I am 40 years old.
I am hispanic/white.
I am currently serving the final year of a 10-1/2 year sentence.
I can also be reached through Jpay.com
I write poetry, essays, and journal daily life as ME in prison.
My amusing determination to separate from my flesh house has met with sporadic and minimal success. Once every other month I nearly escape and Once a month I have a Lucid experience. Yes, I am a novice but if you have no idea what Im talking about I am a certified Astral Mentor!. Dreams are within our control. The Spirit realm is an Astral plane that is parallel to the physical plane. Want to know what goes bump in the night? Travel with me then. Once a month or thereabout I will send postcards from my location.
I am so enamored by your affection towards me. I find myself in a state of bliss when I place the mere image of your face in my mind’s eye. The moment I feel your pure and undefiled love towards me I am moved with desire to love you in return. I feel free to love without fear of harm. I believe, no, I know you will not harm me since your love is incapable of cruelty and selfishness.

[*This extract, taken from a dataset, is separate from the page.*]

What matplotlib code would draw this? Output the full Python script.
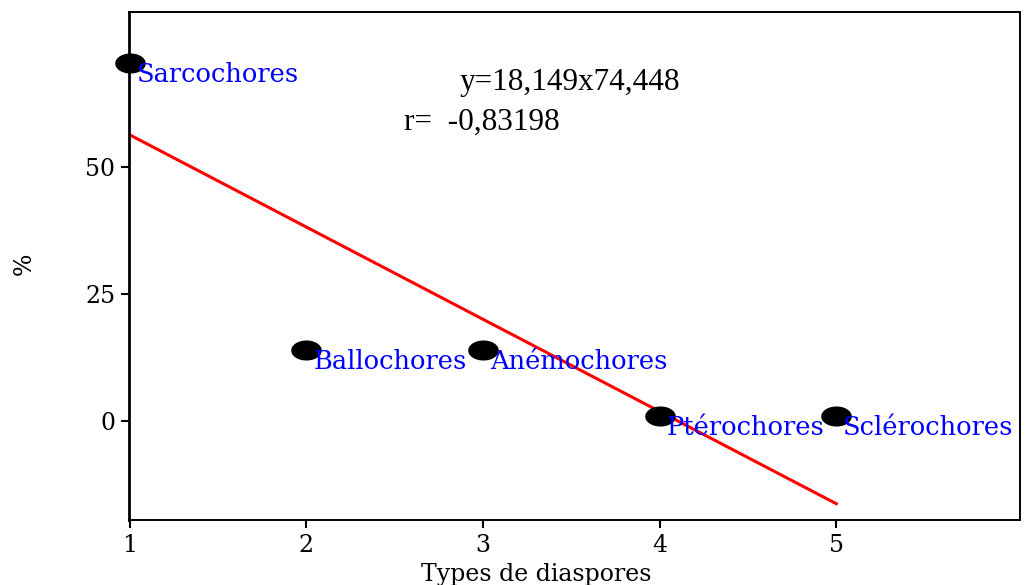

You are a wonderful friend, loyal and faithful in all ways.
You know me, you accept me, you believe in me. Oh, how I have yearned for this union of souls for some time now and at last I am free to love and be loved. Our connection cannot be severed, it has already been forged by the deepest sharing and transparent intimacy that cannot be surpassed. This bonding has been experienced, it cannot be undone. This is the precious pearl that people seek, the one prize whose value is degraded by measuring it. I am in awe that we discovered this pearl together, this oneness, this true knowing of eachother in the innermost parts, this just simply is, it exists. There is no chasing after, no effort to be made, no fears to overcome, no obstacles to be removed because all of this has fallen away once the moment arrived when we became friends.
I am neither in prison nor behind walls. I am in a Psychological Gymnasium. My fellow students of life bring me gifts each day. Gifts of threats, verbal assaults, emotional torment and the like. It is on these that my character thrives and is exercised and is matured. I recieve these precious gifts with gratitude, for by them my soul is polished and will one day shine with the brilliance intended by my maker.
I cannot see clearly so I say that I AM clairvoyant in a way to convince the blind self. According to faith be it done unto me.i.we.
No such thing as present, nothing remains still enough to be thought of as such, no here, no now, only an eternal weaving of life’s tapestry.
To be a cell or not to be a cell, that is the question of what are we? and what am I? I am more space than I am matter, and so I animate matter.
LORD MY FATHER, MY MOTHER, MY CREATOR, MY SHEPARD, MY SOURCE, MY BEGINNING, MY END, WHAT DO I ASK OF THE ONE WHO IS THE GRAND WEAVER OF ALL THE THREADS OF LIFE’S FABRIC? FROM WHOM ALL THINGS HAVE BEEN MANIFESTED? DO I NOT APPROVE OF MY MAKER’S WORK?